● Your task:
In the records that follow, show each line where the word "Python" is present.

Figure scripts
+--

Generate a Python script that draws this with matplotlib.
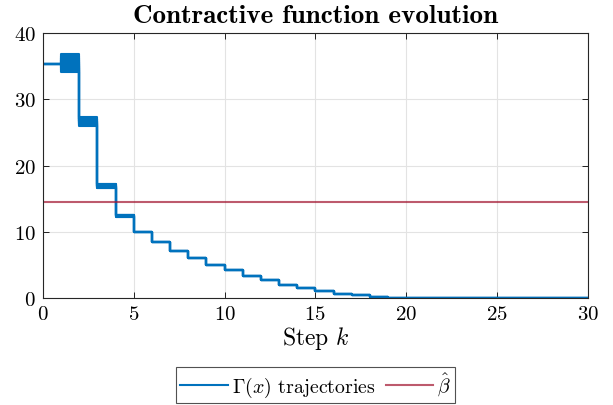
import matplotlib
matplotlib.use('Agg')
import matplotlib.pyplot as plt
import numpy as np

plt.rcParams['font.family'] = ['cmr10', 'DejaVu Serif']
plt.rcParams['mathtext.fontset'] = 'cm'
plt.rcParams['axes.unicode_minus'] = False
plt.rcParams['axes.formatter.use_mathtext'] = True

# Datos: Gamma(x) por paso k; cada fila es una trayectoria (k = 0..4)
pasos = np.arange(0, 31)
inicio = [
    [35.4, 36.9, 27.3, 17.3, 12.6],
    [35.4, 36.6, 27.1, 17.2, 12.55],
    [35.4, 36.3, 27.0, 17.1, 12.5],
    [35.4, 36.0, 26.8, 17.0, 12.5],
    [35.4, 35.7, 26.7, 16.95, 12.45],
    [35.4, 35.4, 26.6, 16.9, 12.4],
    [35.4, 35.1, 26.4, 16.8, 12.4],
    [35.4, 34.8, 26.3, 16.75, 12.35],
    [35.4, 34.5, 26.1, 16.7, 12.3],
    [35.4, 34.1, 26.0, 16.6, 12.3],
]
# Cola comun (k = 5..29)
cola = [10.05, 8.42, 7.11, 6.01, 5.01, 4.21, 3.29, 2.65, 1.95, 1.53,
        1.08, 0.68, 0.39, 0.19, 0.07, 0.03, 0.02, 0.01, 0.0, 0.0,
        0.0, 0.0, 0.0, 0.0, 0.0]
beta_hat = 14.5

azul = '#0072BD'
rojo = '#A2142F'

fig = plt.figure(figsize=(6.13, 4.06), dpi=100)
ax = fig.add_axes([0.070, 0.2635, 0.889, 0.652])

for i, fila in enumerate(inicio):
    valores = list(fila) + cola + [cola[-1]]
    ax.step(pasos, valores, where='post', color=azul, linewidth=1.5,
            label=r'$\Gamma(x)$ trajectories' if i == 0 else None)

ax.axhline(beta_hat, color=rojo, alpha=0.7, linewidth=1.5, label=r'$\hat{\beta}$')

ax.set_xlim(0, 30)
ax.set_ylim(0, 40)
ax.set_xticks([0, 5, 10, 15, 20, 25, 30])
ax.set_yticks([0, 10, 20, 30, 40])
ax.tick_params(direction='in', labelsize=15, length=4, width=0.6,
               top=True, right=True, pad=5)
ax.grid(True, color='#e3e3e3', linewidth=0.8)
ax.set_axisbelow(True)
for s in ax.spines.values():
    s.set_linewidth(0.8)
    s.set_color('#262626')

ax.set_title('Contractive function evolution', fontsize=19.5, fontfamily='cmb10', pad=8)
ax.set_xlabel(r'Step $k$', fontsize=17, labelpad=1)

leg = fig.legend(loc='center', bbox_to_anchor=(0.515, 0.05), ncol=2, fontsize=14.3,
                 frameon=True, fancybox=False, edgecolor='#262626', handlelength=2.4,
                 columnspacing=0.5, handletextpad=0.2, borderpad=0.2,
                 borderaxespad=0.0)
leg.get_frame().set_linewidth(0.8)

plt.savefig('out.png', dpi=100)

+--

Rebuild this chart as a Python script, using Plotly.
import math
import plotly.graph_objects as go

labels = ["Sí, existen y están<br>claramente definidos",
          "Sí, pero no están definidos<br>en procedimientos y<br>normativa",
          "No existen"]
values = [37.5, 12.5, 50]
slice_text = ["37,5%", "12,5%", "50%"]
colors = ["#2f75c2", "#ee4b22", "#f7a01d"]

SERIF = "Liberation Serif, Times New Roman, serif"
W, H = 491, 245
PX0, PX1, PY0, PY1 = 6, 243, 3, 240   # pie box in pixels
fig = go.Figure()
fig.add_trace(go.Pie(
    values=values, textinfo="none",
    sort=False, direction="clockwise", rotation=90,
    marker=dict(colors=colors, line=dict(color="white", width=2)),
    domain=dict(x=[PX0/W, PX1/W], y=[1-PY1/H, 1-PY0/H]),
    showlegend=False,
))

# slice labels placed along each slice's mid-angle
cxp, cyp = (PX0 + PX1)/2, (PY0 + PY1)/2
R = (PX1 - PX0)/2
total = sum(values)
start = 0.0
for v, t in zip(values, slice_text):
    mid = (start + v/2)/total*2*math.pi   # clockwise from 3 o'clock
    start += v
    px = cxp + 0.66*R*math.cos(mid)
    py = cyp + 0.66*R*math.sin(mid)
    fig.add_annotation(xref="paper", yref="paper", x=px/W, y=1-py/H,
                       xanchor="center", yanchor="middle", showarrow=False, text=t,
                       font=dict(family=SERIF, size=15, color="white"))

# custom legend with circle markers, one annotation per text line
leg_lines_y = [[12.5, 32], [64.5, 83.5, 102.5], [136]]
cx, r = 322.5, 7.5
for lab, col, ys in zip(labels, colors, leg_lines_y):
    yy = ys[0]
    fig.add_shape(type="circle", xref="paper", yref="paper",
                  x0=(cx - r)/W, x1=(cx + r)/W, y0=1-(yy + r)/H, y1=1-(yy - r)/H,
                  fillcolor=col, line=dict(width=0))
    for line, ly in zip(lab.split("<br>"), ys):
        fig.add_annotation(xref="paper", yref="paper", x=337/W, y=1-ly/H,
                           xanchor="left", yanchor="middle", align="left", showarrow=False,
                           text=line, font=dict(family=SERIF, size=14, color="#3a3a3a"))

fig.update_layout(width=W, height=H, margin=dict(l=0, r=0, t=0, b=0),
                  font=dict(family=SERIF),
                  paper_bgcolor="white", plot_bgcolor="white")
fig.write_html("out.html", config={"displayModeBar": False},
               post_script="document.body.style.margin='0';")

+--

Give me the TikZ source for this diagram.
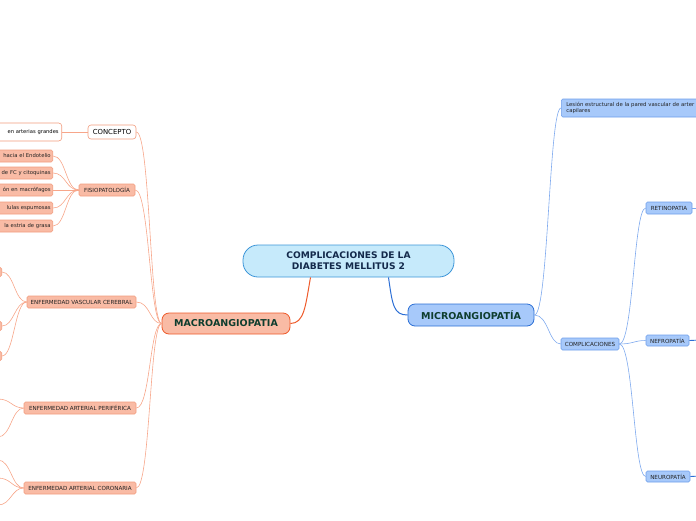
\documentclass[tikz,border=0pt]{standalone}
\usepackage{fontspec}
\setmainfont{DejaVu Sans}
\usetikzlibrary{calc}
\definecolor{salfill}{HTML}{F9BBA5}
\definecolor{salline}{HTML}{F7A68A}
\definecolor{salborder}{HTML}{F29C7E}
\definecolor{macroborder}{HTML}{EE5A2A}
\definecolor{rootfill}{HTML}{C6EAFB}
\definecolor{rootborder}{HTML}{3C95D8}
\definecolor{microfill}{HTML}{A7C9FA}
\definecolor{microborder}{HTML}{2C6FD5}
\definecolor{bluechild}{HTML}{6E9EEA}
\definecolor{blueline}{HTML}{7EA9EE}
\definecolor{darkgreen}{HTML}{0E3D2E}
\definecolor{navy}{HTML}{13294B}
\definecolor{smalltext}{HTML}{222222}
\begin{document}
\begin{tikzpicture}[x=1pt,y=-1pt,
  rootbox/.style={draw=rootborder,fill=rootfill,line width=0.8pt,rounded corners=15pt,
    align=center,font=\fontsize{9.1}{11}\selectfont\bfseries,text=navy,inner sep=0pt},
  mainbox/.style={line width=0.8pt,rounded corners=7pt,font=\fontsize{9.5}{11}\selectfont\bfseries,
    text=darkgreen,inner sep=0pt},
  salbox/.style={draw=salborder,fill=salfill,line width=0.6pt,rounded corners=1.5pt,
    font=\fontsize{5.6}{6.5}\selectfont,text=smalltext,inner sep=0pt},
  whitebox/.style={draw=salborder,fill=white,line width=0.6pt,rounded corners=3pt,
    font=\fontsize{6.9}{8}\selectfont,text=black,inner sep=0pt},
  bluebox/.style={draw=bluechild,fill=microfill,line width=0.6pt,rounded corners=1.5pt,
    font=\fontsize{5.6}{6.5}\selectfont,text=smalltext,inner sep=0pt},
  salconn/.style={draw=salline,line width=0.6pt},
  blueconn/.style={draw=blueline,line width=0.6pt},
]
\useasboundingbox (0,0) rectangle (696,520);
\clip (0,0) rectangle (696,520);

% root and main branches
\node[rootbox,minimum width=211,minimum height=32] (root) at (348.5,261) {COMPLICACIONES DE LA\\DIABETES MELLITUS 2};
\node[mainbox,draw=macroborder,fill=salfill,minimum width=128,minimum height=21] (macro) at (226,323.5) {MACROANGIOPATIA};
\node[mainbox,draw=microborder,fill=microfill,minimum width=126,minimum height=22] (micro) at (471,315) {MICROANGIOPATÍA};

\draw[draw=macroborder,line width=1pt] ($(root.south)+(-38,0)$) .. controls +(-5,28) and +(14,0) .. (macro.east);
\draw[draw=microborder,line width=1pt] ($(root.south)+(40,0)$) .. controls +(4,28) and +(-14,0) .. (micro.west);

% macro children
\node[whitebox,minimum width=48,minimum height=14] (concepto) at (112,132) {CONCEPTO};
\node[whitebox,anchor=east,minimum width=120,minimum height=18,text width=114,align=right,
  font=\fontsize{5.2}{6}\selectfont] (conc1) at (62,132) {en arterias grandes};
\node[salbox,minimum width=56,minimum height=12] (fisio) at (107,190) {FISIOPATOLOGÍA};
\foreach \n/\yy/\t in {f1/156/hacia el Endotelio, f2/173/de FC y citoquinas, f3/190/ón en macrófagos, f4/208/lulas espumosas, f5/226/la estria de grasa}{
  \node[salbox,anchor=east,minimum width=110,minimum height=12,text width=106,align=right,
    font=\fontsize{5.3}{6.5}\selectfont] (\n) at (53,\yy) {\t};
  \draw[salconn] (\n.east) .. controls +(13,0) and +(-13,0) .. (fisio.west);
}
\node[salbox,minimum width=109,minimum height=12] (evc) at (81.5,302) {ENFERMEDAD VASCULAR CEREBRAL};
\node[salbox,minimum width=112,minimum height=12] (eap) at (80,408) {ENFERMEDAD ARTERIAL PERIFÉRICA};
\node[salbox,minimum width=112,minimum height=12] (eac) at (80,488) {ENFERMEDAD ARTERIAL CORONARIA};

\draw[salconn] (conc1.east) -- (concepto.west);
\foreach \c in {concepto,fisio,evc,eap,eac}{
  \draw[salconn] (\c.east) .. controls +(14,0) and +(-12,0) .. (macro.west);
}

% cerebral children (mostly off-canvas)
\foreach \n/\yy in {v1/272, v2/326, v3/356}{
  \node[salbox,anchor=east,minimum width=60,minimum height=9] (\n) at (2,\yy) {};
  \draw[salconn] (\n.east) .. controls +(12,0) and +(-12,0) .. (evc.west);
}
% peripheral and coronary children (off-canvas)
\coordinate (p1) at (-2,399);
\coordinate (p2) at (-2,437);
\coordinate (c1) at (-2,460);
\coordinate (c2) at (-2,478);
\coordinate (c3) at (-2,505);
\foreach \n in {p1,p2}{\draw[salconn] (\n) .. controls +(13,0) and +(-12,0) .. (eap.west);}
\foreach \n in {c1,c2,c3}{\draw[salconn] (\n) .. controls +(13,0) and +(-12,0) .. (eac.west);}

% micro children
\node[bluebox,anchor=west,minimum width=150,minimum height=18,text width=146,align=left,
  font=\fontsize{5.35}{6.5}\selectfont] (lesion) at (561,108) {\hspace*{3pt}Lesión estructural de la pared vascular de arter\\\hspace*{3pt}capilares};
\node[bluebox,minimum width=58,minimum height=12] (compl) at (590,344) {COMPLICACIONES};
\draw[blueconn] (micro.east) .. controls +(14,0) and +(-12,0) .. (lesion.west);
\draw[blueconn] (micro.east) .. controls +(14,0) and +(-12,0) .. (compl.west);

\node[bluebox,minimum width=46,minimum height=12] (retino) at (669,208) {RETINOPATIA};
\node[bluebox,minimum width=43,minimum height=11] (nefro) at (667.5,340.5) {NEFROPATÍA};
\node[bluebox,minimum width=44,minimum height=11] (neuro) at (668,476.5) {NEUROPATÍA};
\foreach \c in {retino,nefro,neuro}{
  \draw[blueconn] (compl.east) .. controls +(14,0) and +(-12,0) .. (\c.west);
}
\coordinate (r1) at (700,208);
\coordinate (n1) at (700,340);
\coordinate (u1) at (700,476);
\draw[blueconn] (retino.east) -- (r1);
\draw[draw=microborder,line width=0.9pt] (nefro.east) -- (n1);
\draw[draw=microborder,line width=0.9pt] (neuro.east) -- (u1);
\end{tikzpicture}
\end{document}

+--

● Correct result:
Generate a Python script that draws this with matplotlib.
Rebuild this chart as a Python script, using Plotly.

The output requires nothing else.